### Extracted material:
>>>>>

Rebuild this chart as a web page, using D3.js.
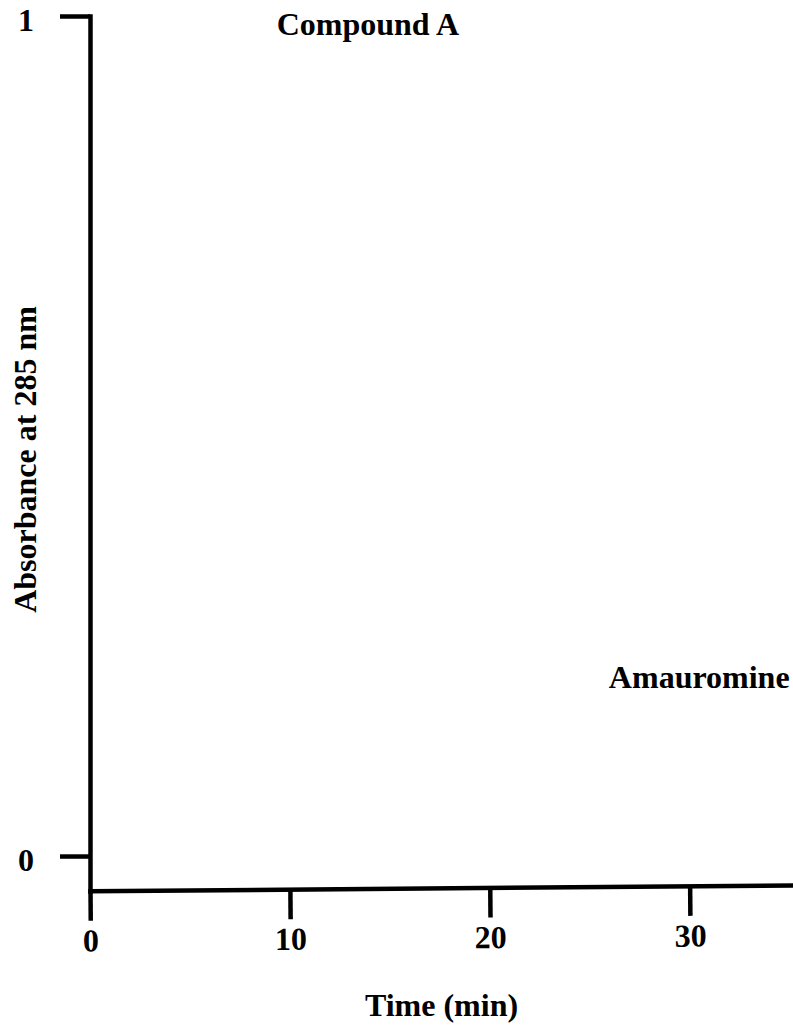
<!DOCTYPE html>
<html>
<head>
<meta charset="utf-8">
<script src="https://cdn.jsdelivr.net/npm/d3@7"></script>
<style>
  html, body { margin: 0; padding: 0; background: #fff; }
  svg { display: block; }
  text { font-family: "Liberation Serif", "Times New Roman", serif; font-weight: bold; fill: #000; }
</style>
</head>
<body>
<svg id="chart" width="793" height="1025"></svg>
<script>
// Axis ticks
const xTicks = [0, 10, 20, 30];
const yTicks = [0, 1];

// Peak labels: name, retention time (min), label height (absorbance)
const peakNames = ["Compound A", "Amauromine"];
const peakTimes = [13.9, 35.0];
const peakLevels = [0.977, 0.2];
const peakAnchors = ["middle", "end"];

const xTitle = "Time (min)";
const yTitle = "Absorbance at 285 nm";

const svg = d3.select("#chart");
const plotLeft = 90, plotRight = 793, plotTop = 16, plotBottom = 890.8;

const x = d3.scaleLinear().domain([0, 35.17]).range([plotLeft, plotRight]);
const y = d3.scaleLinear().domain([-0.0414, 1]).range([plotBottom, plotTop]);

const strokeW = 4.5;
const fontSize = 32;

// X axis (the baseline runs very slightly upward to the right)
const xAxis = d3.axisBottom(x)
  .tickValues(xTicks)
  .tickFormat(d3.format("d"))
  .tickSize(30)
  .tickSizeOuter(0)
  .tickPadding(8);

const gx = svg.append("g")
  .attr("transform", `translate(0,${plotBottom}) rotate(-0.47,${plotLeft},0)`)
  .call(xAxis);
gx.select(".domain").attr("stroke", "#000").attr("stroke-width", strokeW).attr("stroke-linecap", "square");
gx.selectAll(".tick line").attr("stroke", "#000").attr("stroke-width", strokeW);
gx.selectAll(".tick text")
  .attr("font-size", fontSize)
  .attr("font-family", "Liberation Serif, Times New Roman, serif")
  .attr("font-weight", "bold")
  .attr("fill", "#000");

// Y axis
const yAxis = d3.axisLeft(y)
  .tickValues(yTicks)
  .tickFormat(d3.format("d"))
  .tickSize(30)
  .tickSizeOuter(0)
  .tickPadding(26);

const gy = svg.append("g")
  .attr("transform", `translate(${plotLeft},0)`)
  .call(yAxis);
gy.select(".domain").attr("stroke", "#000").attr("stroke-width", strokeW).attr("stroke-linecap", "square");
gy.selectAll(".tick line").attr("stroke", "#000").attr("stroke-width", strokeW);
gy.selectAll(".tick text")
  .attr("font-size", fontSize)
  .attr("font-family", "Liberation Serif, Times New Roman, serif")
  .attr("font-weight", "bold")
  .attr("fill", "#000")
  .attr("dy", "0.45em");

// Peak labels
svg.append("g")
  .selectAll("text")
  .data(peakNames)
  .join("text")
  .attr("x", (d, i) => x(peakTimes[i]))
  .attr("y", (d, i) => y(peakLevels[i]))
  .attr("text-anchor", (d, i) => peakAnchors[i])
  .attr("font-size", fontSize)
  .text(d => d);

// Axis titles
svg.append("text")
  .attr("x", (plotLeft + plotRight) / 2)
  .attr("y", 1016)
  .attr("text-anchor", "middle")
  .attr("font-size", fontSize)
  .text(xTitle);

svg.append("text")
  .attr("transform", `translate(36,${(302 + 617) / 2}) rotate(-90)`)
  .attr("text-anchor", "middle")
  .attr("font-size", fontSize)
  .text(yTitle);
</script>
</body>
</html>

<<<<<
>>>>>

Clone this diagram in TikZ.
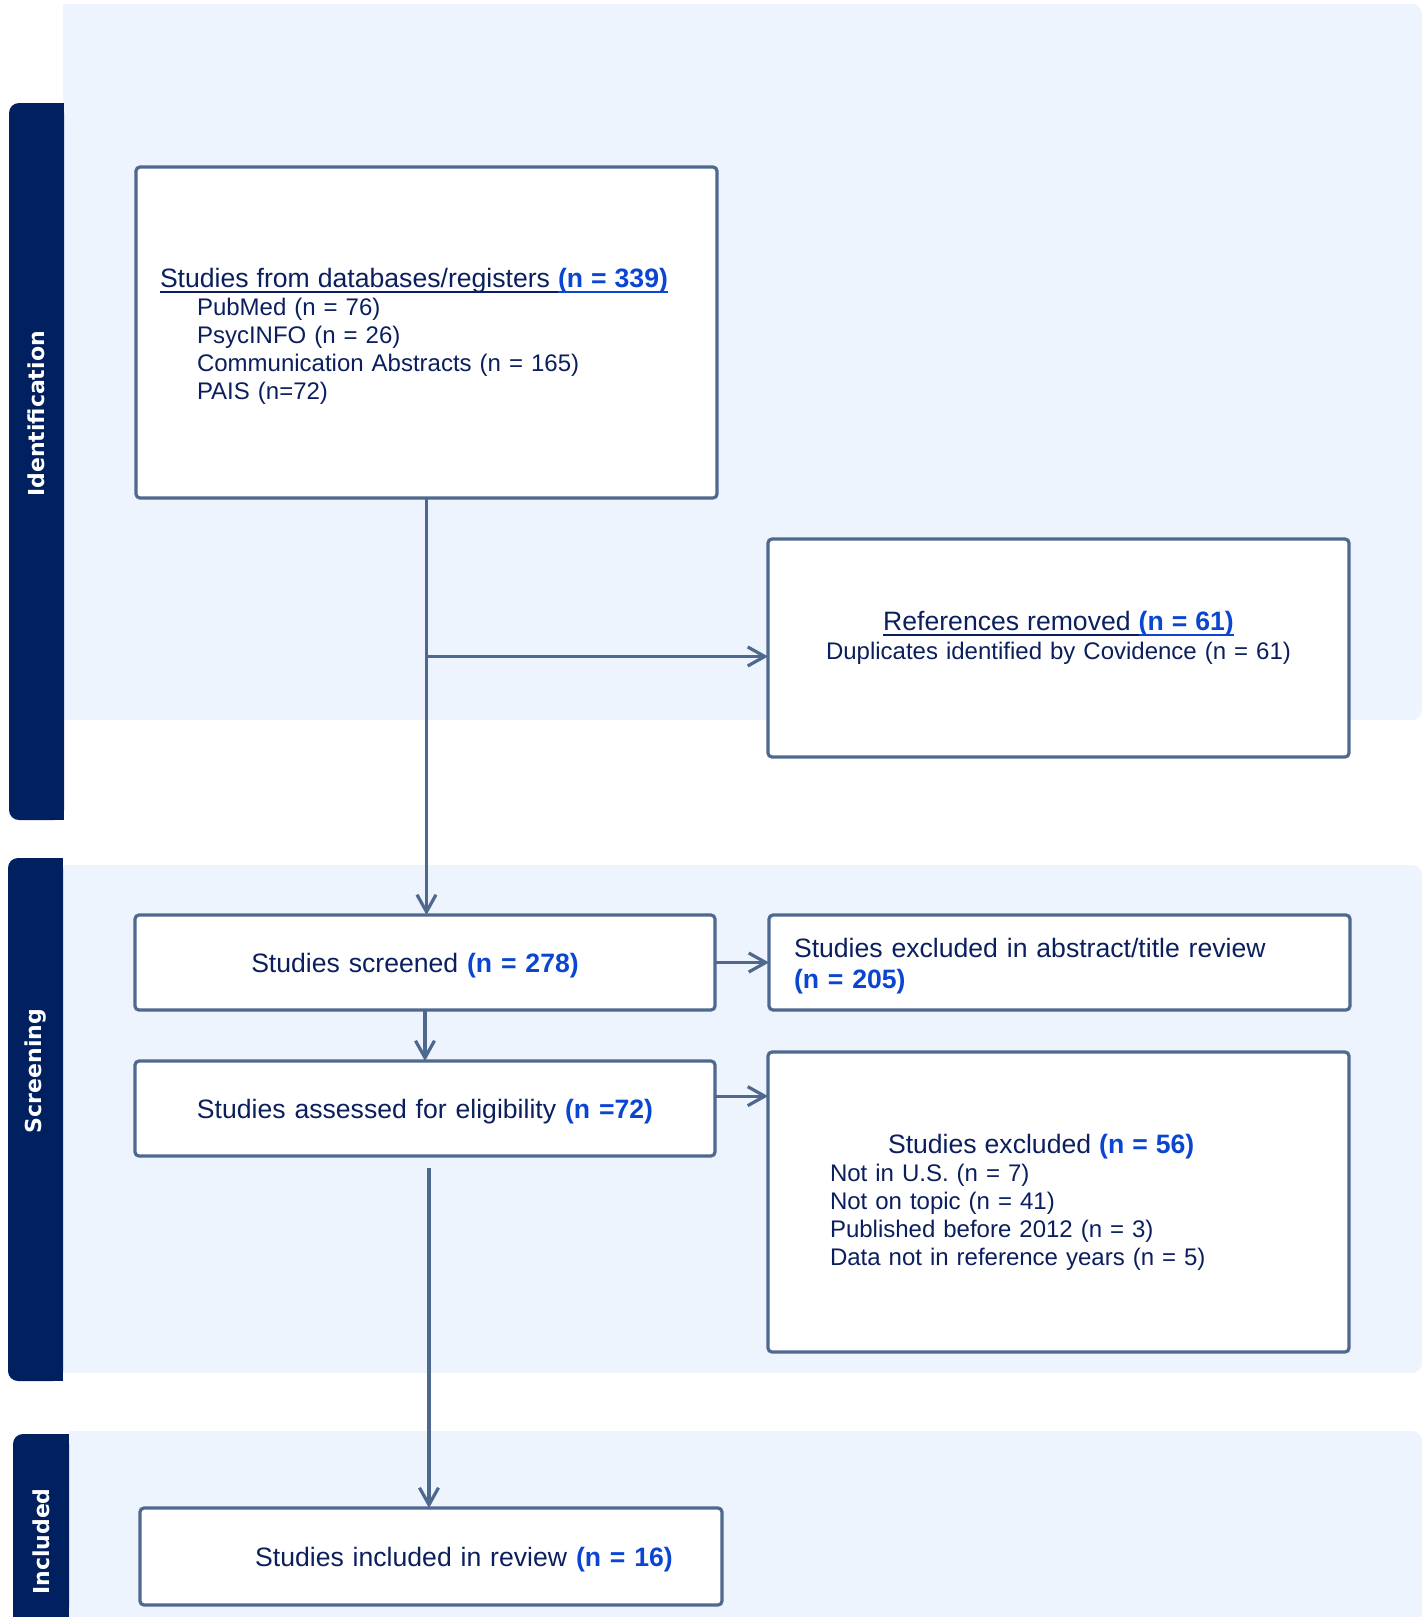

<<<<<
>>>>>

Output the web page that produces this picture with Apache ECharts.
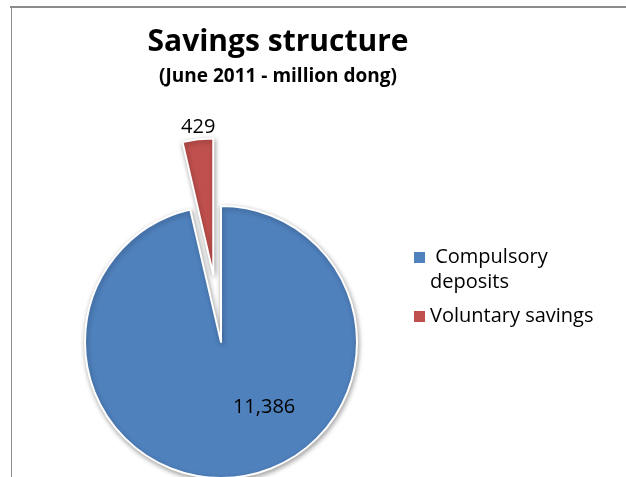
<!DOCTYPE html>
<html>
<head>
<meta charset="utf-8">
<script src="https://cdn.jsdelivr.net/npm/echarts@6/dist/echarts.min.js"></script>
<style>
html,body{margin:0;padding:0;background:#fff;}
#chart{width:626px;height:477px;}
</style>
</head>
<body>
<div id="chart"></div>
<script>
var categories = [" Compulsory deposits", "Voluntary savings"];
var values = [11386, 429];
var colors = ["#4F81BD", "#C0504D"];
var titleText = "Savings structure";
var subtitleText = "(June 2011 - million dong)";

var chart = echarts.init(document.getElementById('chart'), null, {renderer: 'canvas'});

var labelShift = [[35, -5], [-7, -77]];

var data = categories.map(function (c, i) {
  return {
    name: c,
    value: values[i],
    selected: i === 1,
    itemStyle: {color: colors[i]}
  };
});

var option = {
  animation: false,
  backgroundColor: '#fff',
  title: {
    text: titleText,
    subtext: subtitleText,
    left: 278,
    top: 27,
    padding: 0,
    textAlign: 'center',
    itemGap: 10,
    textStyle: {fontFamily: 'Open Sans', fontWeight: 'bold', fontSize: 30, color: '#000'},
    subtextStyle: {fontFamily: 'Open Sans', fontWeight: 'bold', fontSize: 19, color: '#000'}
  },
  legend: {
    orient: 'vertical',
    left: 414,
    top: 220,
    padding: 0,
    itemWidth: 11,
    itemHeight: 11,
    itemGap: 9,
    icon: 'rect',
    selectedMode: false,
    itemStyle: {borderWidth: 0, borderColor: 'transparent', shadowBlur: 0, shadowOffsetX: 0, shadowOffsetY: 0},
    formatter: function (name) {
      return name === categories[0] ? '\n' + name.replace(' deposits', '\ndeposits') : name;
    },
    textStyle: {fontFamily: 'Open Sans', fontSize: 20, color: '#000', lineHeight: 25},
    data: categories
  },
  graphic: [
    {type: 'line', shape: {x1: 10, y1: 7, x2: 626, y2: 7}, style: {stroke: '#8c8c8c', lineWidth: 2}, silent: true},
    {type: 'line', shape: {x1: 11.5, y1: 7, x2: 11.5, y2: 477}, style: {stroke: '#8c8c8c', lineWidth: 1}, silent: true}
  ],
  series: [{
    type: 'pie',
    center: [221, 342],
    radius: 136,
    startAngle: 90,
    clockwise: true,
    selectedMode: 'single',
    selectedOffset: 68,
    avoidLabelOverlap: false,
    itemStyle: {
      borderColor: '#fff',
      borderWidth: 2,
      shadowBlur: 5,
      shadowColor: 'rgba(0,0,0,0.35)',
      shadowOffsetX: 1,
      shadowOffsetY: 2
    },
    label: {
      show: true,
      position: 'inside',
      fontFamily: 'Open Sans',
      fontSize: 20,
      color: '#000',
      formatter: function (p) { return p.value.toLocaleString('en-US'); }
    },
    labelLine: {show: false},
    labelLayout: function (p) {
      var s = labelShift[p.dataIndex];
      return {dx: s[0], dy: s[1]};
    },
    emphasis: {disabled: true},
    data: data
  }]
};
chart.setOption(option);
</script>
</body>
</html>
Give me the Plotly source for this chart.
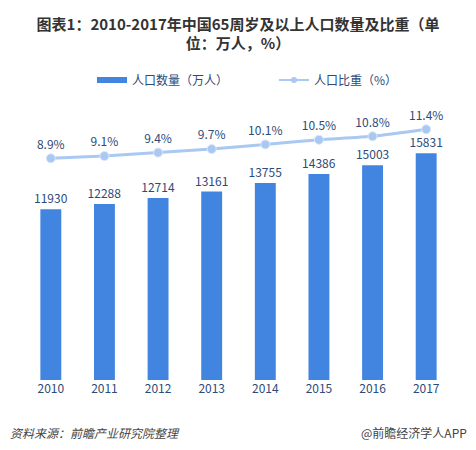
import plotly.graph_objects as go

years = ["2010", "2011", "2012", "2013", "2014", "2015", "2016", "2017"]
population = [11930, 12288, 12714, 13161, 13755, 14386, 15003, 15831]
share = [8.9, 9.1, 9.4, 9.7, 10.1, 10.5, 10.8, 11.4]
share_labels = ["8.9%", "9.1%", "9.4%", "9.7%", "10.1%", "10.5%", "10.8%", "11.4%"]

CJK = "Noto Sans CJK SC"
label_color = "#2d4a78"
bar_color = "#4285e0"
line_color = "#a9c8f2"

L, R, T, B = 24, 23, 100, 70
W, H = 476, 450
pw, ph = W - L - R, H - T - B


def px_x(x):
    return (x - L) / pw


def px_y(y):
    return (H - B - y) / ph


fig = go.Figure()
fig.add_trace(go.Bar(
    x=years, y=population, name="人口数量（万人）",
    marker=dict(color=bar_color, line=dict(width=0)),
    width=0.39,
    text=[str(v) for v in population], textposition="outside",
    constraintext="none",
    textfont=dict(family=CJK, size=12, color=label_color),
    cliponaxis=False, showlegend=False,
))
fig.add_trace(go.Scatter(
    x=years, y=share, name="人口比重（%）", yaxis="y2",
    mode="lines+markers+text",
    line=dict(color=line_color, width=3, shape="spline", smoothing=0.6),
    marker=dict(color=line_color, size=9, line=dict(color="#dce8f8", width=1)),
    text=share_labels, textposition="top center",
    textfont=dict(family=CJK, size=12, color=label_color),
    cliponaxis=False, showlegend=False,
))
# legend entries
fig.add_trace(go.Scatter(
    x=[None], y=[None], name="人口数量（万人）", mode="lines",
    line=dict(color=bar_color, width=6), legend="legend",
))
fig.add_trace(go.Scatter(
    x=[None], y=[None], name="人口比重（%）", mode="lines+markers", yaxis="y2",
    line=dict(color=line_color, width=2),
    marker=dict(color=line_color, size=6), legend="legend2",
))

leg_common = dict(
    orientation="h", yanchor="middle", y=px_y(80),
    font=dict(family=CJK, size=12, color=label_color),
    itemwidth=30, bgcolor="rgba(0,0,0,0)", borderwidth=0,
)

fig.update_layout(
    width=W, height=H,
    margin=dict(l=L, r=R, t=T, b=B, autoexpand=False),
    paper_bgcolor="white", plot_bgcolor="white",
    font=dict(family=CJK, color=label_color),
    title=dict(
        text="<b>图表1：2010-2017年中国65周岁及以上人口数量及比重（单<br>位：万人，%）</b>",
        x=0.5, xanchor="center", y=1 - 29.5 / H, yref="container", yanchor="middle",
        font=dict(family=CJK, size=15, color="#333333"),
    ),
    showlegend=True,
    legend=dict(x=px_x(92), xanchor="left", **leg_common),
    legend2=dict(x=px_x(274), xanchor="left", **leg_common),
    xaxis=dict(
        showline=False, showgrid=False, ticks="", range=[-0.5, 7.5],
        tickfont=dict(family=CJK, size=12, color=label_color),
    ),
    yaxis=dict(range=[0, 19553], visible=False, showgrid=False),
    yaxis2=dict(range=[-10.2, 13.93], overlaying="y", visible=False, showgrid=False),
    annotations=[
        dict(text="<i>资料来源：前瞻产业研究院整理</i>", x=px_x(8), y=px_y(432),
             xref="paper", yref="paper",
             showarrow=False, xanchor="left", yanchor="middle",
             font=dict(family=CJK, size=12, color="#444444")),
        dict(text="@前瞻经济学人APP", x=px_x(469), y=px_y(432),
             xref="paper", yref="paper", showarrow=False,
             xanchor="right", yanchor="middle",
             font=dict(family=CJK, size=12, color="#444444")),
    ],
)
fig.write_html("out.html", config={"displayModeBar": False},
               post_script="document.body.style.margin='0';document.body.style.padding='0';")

<<<<<

### Exercise aim:
Scan the records for the string "this". Copy each line in which it appears.

### Finished answer:
Rebuild this chart as a web page, using D3.js.
Clone this diagram in TikZ.
Output the web page that produces this picture with Apache ECharts.
Give me the Plotly source for this chart.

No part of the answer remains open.